- [REQUIREMENT]:
The listing below begins with the first line you should copy; stop after the line containing "const CONNECT_ANGLE = 59;", and drop every picture.

* begin SUPPLIED MATERIAL *

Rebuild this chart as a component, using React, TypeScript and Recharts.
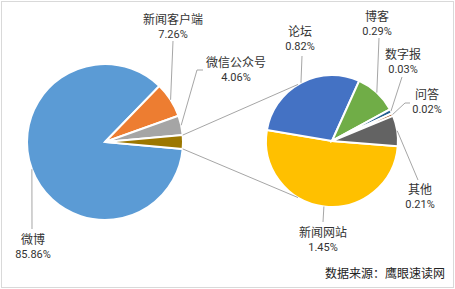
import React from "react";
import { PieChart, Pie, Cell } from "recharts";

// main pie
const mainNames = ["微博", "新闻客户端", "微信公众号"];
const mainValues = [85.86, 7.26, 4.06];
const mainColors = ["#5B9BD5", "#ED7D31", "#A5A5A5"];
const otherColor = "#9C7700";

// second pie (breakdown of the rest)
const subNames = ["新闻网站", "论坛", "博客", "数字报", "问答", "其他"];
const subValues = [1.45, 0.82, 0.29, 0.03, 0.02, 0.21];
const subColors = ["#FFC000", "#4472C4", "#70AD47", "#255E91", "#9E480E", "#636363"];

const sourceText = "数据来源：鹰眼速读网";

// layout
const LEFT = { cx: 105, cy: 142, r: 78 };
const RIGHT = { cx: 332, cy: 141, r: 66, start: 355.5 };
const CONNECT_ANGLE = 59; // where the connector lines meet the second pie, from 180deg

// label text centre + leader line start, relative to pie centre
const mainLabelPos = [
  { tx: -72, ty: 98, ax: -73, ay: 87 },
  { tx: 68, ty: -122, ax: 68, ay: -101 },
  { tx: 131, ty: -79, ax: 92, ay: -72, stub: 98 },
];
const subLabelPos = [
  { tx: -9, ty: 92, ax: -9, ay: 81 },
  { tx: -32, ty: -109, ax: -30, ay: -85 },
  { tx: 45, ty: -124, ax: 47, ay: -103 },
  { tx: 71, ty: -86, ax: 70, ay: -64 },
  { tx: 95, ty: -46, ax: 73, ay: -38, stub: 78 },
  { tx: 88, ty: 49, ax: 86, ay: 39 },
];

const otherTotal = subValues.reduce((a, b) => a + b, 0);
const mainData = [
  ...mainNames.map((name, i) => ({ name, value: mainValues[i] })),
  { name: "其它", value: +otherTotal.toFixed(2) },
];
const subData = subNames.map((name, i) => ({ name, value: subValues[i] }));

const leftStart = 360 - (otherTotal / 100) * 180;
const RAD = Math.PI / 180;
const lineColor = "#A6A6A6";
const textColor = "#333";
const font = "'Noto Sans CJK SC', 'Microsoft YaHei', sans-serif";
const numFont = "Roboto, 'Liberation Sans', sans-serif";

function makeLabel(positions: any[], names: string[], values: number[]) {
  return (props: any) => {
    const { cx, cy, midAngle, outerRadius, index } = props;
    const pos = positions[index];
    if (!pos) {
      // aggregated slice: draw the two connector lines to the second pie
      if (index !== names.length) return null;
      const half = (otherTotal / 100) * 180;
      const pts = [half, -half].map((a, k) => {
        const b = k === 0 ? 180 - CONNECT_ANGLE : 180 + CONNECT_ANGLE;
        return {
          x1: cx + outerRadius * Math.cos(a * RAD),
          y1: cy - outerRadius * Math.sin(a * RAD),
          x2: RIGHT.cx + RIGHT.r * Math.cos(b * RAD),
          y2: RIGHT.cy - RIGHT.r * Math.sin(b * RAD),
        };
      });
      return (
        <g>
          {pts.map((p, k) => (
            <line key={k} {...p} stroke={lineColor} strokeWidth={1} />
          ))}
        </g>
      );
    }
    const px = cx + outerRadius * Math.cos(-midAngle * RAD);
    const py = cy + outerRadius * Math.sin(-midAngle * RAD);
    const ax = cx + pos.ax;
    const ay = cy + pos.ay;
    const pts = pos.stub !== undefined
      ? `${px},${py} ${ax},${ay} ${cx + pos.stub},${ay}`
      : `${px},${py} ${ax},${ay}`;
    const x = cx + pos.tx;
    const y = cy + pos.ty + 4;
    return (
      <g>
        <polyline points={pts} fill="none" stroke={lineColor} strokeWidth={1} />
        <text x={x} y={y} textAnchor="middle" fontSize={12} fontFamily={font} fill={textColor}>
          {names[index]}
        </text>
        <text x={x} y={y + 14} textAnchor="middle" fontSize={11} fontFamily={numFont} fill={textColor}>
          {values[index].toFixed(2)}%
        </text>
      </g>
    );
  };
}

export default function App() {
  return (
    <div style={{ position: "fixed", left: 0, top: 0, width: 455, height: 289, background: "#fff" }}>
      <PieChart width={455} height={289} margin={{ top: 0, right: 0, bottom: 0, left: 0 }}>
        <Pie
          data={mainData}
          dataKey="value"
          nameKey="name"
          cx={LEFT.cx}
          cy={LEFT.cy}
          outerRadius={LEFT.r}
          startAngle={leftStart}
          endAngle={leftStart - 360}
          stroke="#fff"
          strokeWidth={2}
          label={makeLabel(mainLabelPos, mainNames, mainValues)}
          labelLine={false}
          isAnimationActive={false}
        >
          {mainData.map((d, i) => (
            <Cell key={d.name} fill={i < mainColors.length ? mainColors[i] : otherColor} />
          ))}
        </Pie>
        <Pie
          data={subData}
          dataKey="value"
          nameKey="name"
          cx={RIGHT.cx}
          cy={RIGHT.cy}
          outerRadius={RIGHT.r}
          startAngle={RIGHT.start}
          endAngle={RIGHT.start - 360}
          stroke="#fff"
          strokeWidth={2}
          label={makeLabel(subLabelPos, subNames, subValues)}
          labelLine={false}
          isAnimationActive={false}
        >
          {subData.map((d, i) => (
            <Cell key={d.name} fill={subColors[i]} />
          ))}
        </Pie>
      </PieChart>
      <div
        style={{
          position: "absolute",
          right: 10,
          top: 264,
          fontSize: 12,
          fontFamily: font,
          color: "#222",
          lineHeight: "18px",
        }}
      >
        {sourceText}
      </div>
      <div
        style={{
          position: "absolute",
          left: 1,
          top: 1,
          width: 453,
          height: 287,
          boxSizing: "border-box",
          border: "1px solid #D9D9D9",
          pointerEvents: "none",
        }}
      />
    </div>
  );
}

* end SUPPLIED MATERIAL *

- [ANSWER TO THE TASK]:
Rebuild this chart as a component, using React, TypeScript and Recharts.
import React from "react";
import { PieChart, Pie, Cell } from "recharts";

// main pie
const mainNames = ["微博", "新闻客户端", "微信公众号"];
const mainValues = [85.86, 7.26, 4.06];
const mainColors = ["#5B9BD5", "#ED7D31", "#A5A5A5"];
const otherColor = "#9C7700";

// second pie (breakdown of the rest)
const subNames = ["新闻网站", "论坛", "博客", "数字报", "问答", "其他"];
const subValues = [1.45, 0.82, 0.29, 0.03, 0.02, 0.21];
const subColors = ["#FFC000", "#4472C4", "#70AD47", "#255E91", "#9E480E", "#636363"];

const sourceText = "数据来源：鹰眼速读网";

// layout
const LEFT = { cx: 105, cy: 142, r: 78 };
const RIGHT = { cx: 332, cy: 141, r: 66, start: 355.5 };
const CONNECT_ANGLE = 59; // where the connector lines meet the second pie, from 180deg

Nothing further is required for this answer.